Пфальцграфиня стояла на крыльце, не решаясь верить Корблу. Герард? Вернулся? Нет, не может быть!
Она заметила его сразу, как только вошла в зал. Он сидел за столом в дальнем углу. Перед ним дымился кубок с чаем, на тарелке лежала свежая выпечка. Увидев её, Бригахбург поднялся. Ждал? На потемневшем осунувшемся лице следы грязи. Ботфорты в комьях налипшей глины. Запыленная одежда в бурых пятнах земли, будто с кем-то подрался. Почему нет? Он может. Каждое его движение — поворот головы, слегка удивлённый взлёт бровей, плотно сжатые губы говорили об упрямой решимости. Чертовски хорош! Красивый и чужой.
Досада колыхнулась в душе Наташи.
Горько и обидно.
Очередной сделанный шаг в его сторону — удар сердца в горле.
Пфальцграфиня, Господь дал тебе ещё один шанс облегчить душу. Не упусти его.

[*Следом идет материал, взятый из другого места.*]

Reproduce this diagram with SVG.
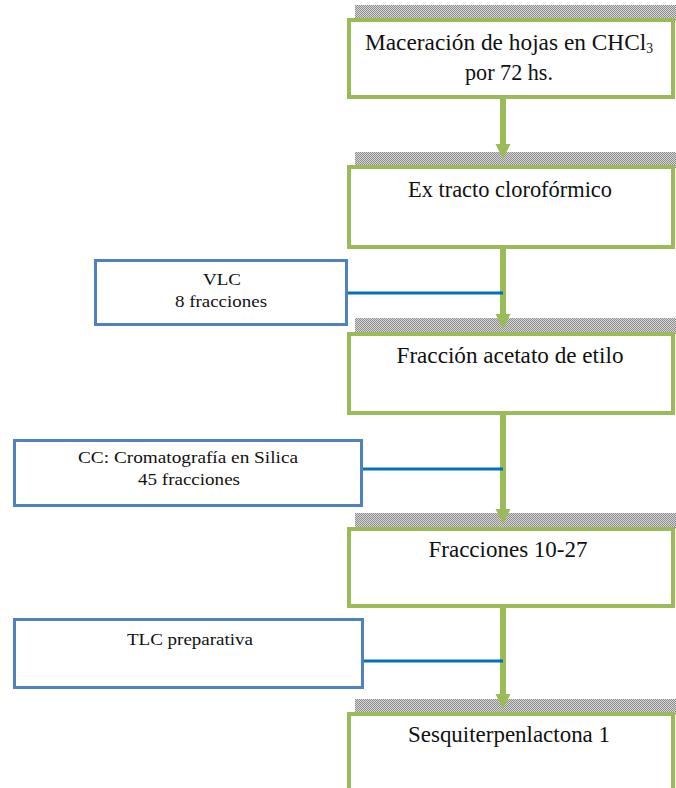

— Доброе утро, Герард, — протянула руку, вымучивая приветливую улыбку.
Её тёплые подрагивающие пальцы в его скованной холодом ладони. Дрожь пробежала по спине его сиятельства. Сухие губы прижались к нежной коже, пахнущей летом, вызвав наплыв мучительных воспоминаний.

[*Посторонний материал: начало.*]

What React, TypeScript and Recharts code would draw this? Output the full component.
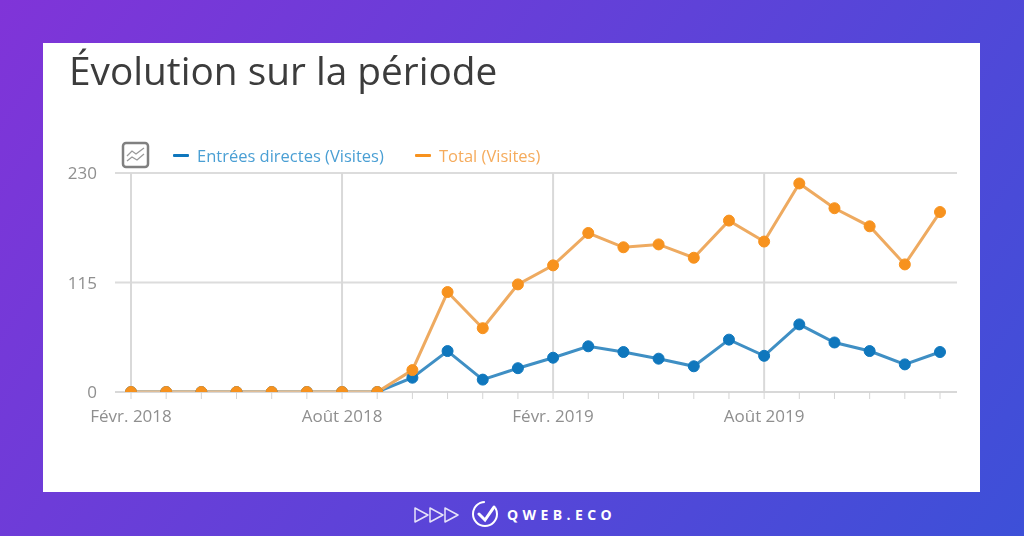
import React from "react"
import { LineChart, Line, XAxis, YAxis, CartesianGrid, Legend, ReferenceLine } from "recharts"

const months = [
  "Févr. 2018", "Mars 2018", "Avr. 2018", "Mai 2018", "Juin 2018", "Juil. 2018",
  "Août 2018", "Sept. 2018", "Oct. 2018", "Nov. 2018", "Déc. 2018", "Janv. 2019",
  "Févr. 2019", "Mars 2019", "Avr. 2019", "Mai 2019", "Juin 2019", "Juil. 2019",
  "Août 2019", "Sept. 2019", "Oct. 2019", "Nov. 2019", "Déc. 2019", "Janv. 2020",
]
const directes = [0, 0, 0, 0, 0, 0, 0, 0, 15, 43, 13, 25, 36, 48, 42, 35, 27, 55, 38, 71, 52, 43, 29, 42]
const total = [0, 0, 0, 0, 0, 0, 0, 0, 23, 105, 67, 113, 133, 167, 152, 155, 141, 180, 158, 219, 193, 174, 134, 189]
const labelledMonths = ["Févr. 2018", "Août 2018", "Févr. 2019", "Août 2019"]
const yTicks = [0, 115, 230]

const BLUE = "#0f77bd"
const ORANGE = "#f7921e"

const data = months.map((month, i) => ({ month, directes: directes[i], total: total[i] }))

function ChartLegend() {
  const items = [
    { label: "Entrées directes (Visites)", color: BLUE, text: "#4a9fd4", width: 187 },
    { label: "Total (Visites)", color: ORANGE, text: "#f5ab5c", width: 103 },
  ]
  return (
    <div style={{ display: "flex", fontFamily: "'Open Sans', sans-serif", fontSize: 16.5, whiteSpace: "nowrap" }}>
      {items.map((it) => (
        <div key={it.label} style={{ display: "flex", alignItems: "center", marginRight: 31 }}>
          <span style={{ width: 16, height: 3, background: it.color, marginRight: 8, borderRadius: 1 }} />
          <span style={{ color: it.text, display: "inline-block", width: it.width }}>{it.label}</span>
        </div>
      ))}
    </div>
  )
}

function Footer() {
  return (
    <svg width={1024} height={44} style={{ position: "absolute", left: 0, top: 492 }}>
      <g fill="none" stroke="#fff" strokeWidth={1.5} strokeLinejoin="round" opacity={0.85}>
        <path d="M415 16 L428 23 L415 30 Z" />
        <path d="M430 16 L443 23 L430 30 Z" />
        <path d="M445 16 L458 23 L445 30 Z" />
      </g>
      <g fill="none" stroke="#fff">
        <circle cx={485} cy={22} r={12} strokeWidth={2} strokeDasharray="56 12" />
        <path d="M479 22 L485 28 L494 15" strokeWidth={3} strokeLinecap="round" />
      </g>
      <text x={507} y={28} fill="#fff" fontFamily="'Open Sans', sans-serif" fontWeight={700} fontSize={14} letterSpacing={4.4}>
        QWEB.ECO
      </text>
    </svg>
  )
}

export default function App() {
  return (
    <div
      style={{
        position: "absolute",
        left: 0,
        top: 0,
        width: 1024,
        height: 536,
        overflow: "hidden",
        background: "linear-gradient(125deg, #8034d8 0%, #5f42d8 50%, #3d50d8 100%)",
      }}
    >
      <div style={{ position: "absolute", left: 43, top: 43, width: 937, height: 449, background: "#fff" }} />
      <div style={{ position: "absolute", left: 0, top: 0, width: 1024, height: 536, filter: "blur(0.6px)" }}>
        <div
          style={{
            position: "absolute",
            left: 69,
            top: 44,
            fontFamily: "'Open Sans', sans-serif",
            fontSize: 38.8,
            lineHeight: "52px",
            color: "#3c3c3c",
            whiteSpace: "nowrap",
          }}
        >
          Évolution sur la période
        </div>
        <svg width={30} height={28} style={{ position: "absolute", left: 121, top: 141 }}>
          <rect x={2} y={2} width={25} height={24} rx={3} fill="#fff" stroke="#808080" strokeWidth={2.5} />
          <path d="M6 15 L11 10 L15 13 L23 7" fill="none" stroke="#999" strokeWidth={1.3} />
          <path d="M6 20 L11 16 L16 19 L23 13" fill="none" stroke="#999" strokeWidth={1.3} />
        </svg>
        <div style={{ position: "absolute", left: 0, top: 0 }}>
          <LineChart width={1024} height={536} data={data} margin={{ top: 173, right: 67, bottom: 114, left: 70 }}>
            <CartesianGrid vertical={false} stroke="#dcdcdc" strokeWidth={2} />
            {labelledMonths.map((m) => (
              <ReferenceLine key={m} x={m} stroke="#d9d9d9" strokeWidth={2} />
            ))}
            <XAxis
              dataKey="month"
              interval={0}
              padding={{ left: 16, right: 17 }}
              stroke="#d4d4d4"
              tickLine={{ stroke: "#d4d4d4" }}
              tickSize={7}
              tick={{ fill: "#8f8f8f", fontSize: 17, fontFamily: "'Open Sans', sans-serif" }}
              tickFormatter={(m: string) => (labelledMonths.includes(m) ? m : "")}
              tickMargin={11}
            />
            <YAxis
              width={45}
              domain={[0, 230]}
              ticks={yTicks}
              allowDataOverflow
              axisLine={false}
              tickLine={false}
              tick={{ fill: "#8f8f8f", fontSize: 17, fontFamily: "'Open Sans', sans-serif" }}
              tickMargin={12}
            />
            <Legend
              layout="horizontal"
              verticalAlign="middle"
              align="center"
              content={<ChartLegend />}
              wrapperStyle={{ left: 173, top: 144, width: 500, height: 24 }}
            />
            <Line
              dataKey="directes"
              name="Entrées directes (Visites)"
              stroke="#3f8fc4"
              strokeWidth={3}
              dot={{ r: 5.5, fill: BLUE, stroke: BLUE, strokeWidth: 1, fillOpacity: 1, clipDot: true }}
              isAnimationActive={false}
            />
            <Line
              dataKey="total"
              name="Total (Visites)"
              stroke="#eeaa60"
              strokeWidth={3}
              dot={{ r: 5.5, fill: ORANGE, stroke: ORANGE, strokeWidth: 1, fillOpacity: 1, clipDot: true }}
              isAnimationActive={false}
            />
          </LineChart>
        </div>
      </div>
      <Footer />
    </div>
  )
}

— Таша, нам нужно поговорить.
Таша… Только он умеет произнести её имя с особым чувством и придыханием, от чего кружится голова и пронзает желание. Она опустилась на стул, подавляя тяжёлый вздох. Узкое золотое кольцо, ядовитой змеёй обвившее безымянный палец правой руки графа, притягивало взгляд, рождая мёртвую, разрастающуюся, уже привычную пустоту в душе.
— Герард, — закусила до крови дрожащие губы. Тряхнула головой, отбрасывая последние сомнения: — прости меня за вчерашнее, и что тогда оставила тебя связанным. — Не отвела взора от его, неожиданно потеплевших и печальных глаз.
— Если кто-то хочет тебя сильно обидеть, значит ему ещё хуже, чем тебе. — Его тихий голос дрогнул.
Если бы он знал, как прав! Только вот от этого легче не стало. Наташа смотрела на кольцо, сдерживаясь от желания взмыть в небо, взорваться и развеяться по ветру:
— Тебя можно поздравить. — Судорожно выдохнув, поспешно продолжила: — Желаю тебе счастья и…
— Таша, — оборвал на полуслове, — обручение по указу его величества.
— Обручение? По указу? — Девушка потёрла переносицу, перестраиваясь на неожиданный поворот беседы. Значит, кольцо помолвочное и скоро свадьба. Она помнила об участии короля в устройстве судеб осиротевших и овдовевших аристократок. Так и до неё скоро очередь докатится. Кого монарх выберет ей в мужья? И уж точно не станет интересоваться её мнением.
— Приказы короля не обсуждаются. — Прозвучало, как приговор.
— Я знаю. — Сидеть так близко от него, смотреть на него… Знать, что приказы короля не обсуждаются. Слишком больно. — Ты хотел поговорить. — Напомнила, мысленно подгоняя его.
Его сиятельство выпрямился, вздёргивая подбородок:
— Таша… Пока ты находишься в неведении, я так и останусь для тебя изменником и подлецом. Для меня важно, чтобы ты знала правду. — Замолчал, заметив, как она напряглась и настороженность, появившееся в её глазах, выдала волнение. — В ту ночь меня не было в таверне. Я уступил камору молодожёнам, а когда утром вернулся, чтобы остаться с тобой, то Шамси… Они меня обезоружили.
— Что?.. — На столе качнулся кубок с парящим чаем, эчпочмак терял чёткие очертания.